Ms. McLamb said law enforcement officials too often only see who is driving in and out of the community, not those who are the community's truly dangerous residents and visitors.
"They can still come through the holes (in the fence). They can come through the cuts through the back. They can walk up the paths. So, really, what good is that going to be?" she said. "Sitting at the front office don't do nothing. You are just seeing who is coming and going."
Ms. McLamb said the frequency of gunshots in the Courtyard Apartments depends on the weather.
"They only come out when the weather is pretty. During the summertime, they're rolling. You are liable to hear (gunshots) every night in the summertime," she said.
But, she said, when gunshots are heard at night, it doesn't always mean anybody is actually being shot at.
"Now if you hear them during the daytime, then they are shooting at somebody," Ms. McLamb said.
Ms. McLamb has a lot of frustration toward city and county officials, whom she said are partly to blame for the violent outbursts.
Best was charged with the 2008 attempted murder of Alicia Griffin, a charge for which he posted bond and has since been free, save a short 2009 jail stay for misdemeanor parole violations.
"I don't understand how you let a man who already had the same charge, or close to the same charge, out. I mean, if the jail is crowded, why don't you let people with petty, little charges out? Why would you even give a person like that a bond to come back and do it again three years later?," Mrs. McLamb said. "It takes him killing my baby for them to really want to do something to him?

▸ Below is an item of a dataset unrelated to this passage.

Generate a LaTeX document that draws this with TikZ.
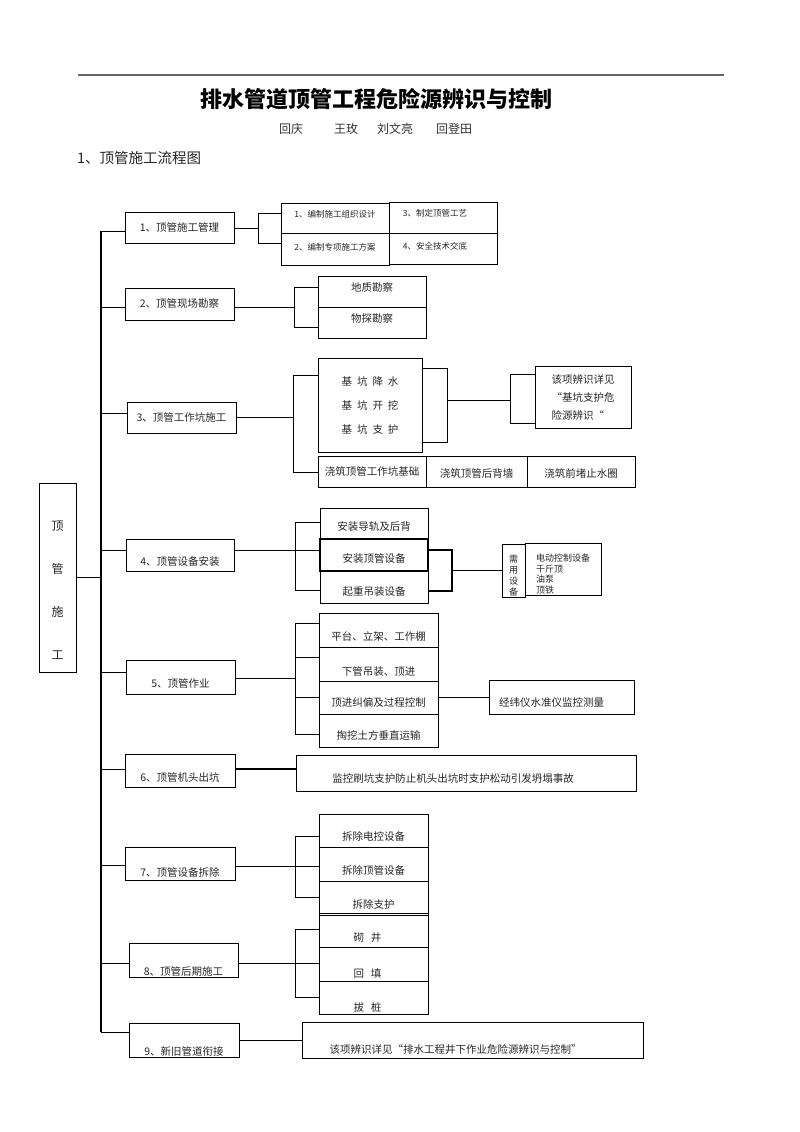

It doesn't make sense."
Still, grieving the recent death of her daughter, Ms. McLamb is looking for proper justice, not revenge.
"I did forgive (Best) because I knew it was an accident. I saw the shooting." Ms. McLamb said. "At the same time, he don't deserve to be free."
Since the loss of her daughter, Ms. McLamb has moved out of The Grand and into a house. She is currently considering taking a job and moving to another part of the state.
Princess' father was contacted, but chose not to comment, saying he is grieving the death of his daughter.